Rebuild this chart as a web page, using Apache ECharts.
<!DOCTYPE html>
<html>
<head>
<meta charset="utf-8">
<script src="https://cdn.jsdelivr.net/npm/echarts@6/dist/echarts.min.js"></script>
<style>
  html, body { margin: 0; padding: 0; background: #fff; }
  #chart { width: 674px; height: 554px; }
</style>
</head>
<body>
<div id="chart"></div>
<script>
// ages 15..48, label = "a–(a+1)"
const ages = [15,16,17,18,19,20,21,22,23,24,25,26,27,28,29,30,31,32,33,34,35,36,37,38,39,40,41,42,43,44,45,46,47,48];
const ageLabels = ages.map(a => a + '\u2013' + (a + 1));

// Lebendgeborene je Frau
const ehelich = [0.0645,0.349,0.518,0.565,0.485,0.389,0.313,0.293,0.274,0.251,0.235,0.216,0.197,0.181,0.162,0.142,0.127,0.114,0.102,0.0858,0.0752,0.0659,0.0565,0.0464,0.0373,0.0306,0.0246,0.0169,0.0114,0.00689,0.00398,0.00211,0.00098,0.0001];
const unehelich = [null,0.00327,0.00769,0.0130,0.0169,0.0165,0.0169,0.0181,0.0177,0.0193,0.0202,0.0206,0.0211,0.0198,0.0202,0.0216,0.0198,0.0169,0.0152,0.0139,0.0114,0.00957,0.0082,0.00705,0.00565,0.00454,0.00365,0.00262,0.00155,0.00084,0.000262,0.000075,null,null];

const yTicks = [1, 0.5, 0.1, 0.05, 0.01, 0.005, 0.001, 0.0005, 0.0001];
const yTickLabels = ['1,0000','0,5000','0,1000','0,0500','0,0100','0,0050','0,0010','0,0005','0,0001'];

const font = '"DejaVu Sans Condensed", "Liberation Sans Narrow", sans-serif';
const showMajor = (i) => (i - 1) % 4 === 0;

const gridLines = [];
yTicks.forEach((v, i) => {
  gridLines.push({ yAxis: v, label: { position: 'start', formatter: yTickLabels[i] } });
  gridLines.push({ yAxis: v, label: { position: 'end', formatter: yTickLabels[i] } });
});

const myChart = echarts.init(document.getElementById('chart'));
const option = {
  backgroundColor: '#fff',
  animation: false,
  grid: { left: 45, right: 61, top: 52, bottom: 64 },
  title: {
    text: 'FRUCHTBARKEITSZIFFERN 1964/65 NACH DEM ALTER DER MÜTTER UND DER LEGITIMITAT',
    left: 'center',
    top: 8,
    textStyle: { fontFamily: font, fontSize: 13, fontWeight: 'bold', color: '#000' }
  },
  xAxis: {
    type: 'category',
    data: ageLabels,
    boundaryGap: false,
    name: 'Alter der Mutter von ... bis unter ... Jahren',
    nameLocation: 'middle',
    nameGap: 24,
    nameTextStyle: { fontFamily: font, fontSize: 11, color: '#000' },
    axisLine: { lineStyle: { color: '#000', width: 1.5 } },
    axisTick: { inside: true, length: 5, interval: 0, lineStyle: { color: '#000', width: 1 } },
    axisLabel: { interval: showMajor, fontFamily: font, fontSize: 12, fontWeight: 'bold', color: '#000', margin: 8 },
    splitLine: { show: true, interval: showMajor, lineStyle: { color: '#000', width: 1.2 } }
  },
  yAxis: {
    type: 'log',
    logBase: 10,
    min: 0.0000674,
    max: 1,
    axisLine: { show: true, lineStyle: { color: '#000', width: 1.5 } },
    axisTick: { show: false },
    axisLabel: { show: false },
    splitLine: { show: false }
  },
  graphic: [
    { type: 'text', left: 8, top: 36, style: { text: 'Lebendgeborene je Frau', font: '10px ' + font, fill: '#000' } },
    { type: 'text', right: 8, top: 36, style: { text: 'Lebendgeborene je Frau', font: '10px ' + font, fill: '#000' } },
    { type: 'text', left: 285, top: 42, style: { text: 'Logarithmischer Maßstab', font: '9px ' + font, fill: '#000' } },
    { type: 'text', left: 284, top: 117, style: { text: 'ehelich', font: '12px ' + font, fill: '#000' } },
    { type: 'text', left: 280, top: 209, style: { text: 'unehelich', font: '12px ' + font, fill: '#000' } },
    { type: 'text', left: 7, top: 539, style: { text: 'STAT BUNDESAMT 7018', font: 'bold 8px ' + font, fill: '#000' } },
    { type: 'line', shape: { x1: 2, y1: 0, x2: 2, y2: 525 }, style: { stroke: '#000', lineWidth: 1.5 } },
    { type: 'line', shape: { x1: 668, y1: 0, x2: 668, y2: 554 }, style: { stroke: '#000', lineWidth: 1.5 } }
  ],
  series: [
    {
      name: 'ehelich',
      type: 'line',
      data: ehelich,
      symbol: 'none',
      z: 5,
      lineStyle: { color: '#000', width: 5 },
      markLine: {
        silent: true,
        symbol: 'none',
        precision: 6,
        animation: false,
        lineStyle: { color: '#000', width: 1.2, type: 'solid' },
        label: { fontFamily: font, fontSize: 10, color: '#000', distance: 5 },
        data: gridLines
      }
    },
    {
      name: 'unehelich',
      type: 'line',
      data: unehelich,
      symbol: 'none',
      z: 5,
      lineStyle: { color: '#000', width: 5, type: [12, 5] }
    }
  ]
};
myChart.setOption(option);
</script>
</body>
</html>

**THE EXERCISE**
Repeat the material from above exactly, word for word.

**THE OUTPUT**
Rebuild this chart as a web page, using Apache ECharts.
<!DOCTYPE html>
<html>
<head>
<meta charset="utf-8">
<script src="https://cdn.jsdelivr.net/npm/echarts@6/dist/echarts.min.js"></script>
<style>
  html, body { margin: 0; padding: 0; background: #fff; }
  #chart { width: 674px; height: 554px; }
</style>
</head>
<body>
<div id="chart"></div>
<script>
// ages 15..48, label = "a–(a+1)"
const ages = [15,16,17,18,19,20,21,22,23,24,25,26,27,28,29,30,31,32,33,34,35,36,37,38,39,40,41,42,43,44,45,46,47,48];
const ageLabels = ages.map(a => a + '\u2013' + (a + 1));

// Lebendgeborene je Frau
const ehelich = [0.0645,0.349,0.518,0.565,0.485,0.389,0.313,0.293,0.274,0.251,0.235,0.216,0.197,0.181,0.162,0.142,0.127,0.114,0.102,0.0858,0.0752,0.0659,0.0565,0.0464,0.0373,0.0306,0.0246,0.0169,0.0114,0.00689,0.00398,0.00211,0.00098,0.0001];
const unehelich = [null,0.00327,0.00769,0.0130,0.0169,0.0165,0.0169,0.0181,0.0177,0.0193,0.0202,0.0206,0.0211,0.0198,0.0202,0.0216,0.0198,0.0169,0.0152,0.0139,0.0114,0.00957,0.0082,0.00705,0.00565,0.00454,0.00365,0.00262,0.00155,0.00084,0.000262,0.000075,null,null];

const yTicks = [1, 0.5, 0.1, 0.05, 0.01, 0.005, 0.001, 0.0005, 0.0001];
const yTickLabels = ['1,0000','0,5000','0,1000','0,0500','0,0100','0,0050','0,0010','0,0005','0,0001'];

const font = '"DejaVu Sans Condensed", "Liberation Sans Narrow", sans-serif';
const showMajor = (i) => (i - 1) % 4 === 0;

const gridLines = [];
yTicks.forEach((v, i) => {
  gridLines.push({ yAxis: v, label: { position: 'start', formatter: yTickLabels[i] } });
  gridLines.push({ yAxis: v, label: { position: 'end', formatter: yTickLabels[i] } });
});

const myChart = echarts.init(document.getElementById('chart'));
const option = {
  backgroundColor: '#fff',
  animation: false,
  grid: { left: 45, right: 61, top: 52, bottom: 64 },
  title: {
    text: 'FRUCHTBARKEITSZIFFERN 1964/65 NACH DEM ALTER DER MÜTTER UND DER LEGITIMITAT',
    left: 'center',
    top: 8,
    textStyle: { fontFamily: font, fontSize: 13, fontWeight: 'bold', color: '#000' }
  },
  xAxis: {
    type: 'category',
    data: ageLabels,
    boundaryGap: false,
    name: 'Alter der Mutter von ... bis unter ... Jahren',
    nameLocation: 'middle',
    nameGap: 24,
    nameTextStyle: { fontFamily: font, fontSize: 11, color: '#000' },
    axisLine: { lineStyle: { color: '#000', width: 1.5 } },
    axisTick: { inside: true, length: 5, interval: 0, lineStyle: { color: '#000', width: 1 } },
    axisLabel: { interval: showMajor, fontFamily: font, fontSize: 12, fontWeight: 'bold', color: '#000', margin: 8 },
    splitLine: { show: true, interval: showMajor, lineStyle: { color: '#000', width: 1.2 } }
  },
  yAxis: {
    type: 'log',
    logBase: 10,
    min: 0.0000674,
    max: 1,
    axisLine: { show: true, lineStyle: { color: '#000', width: 1.5 } },
    axisTick: { show: false },
    axisLabel: { show: false },
    splitLine: { show: false }
  },
  graphic: [
    { type: 'text', left: 8, top: 36, style: { text: 'Lebendgeborene je Frau', font: '10px ' + font, fill: '#000' } },
    { type: 'text', right: 8, top: 36, style: { text: 'Lebendgeborene je Frau', font: '10px ' + font, fill: '#000' } },
    { type: 'text', left: 285, top: 42, style: { text: 'Logarithmischer Maßstab', font: '9px ' + font, fill: '#000' } },
    { type: 'text', left: 284, top: 117, style: { text: 'ehelich', font: '12px ' + font, fill: '#000' } },
    { type: 'text', left: 280, top: 209, style: { text: 'unehelich', font: '12px ' + font, fill: '#000' } },
    { type: 'text', left: 7, top: 539, style: { text: 'STAT BUNDESAMT 7018', font: 'bold 8px ' + font, fill: '#000' } },
    { type: 'line', shape: { x1: 2, y1: 0, x2: 2, y2: 525 }, style: { stroke: '#000', lineWidth: 1.5 } },
    { type: 'line', shape: { x1: 668, y1: 0, x2: 668, y2: 554 }, style: { stroke: '#000', lineWidth: 1.5 } }
  ],
  series: [
    {
      name: 'ehelich',
      type: 'line',
      data: ehelich,
      symbol: 'none',
      z: 5,
      lineStyle: { color: '#000', width: 5 },
      markLine: {
        silent: true,
        symbol: 'none',
        precision: 6,
        animation: false,
        lineStyle: { color: '#000', width: 1.2, type: 'solid' },
        label: { fontFamily: font, fontSize: 10, color: '#000', distance: 5 },
        data: gridLines
      }
    },
    {
      name: 'unehelich',
      type: 'line',
      data: unehelich,
      symbol: 'none',
      z: 5,
      lineStyle: { color: '#000', width: 5, type: [12, 5] }
    }
  ]
};
myChart.setOption(option);
</script>
</body>
</html>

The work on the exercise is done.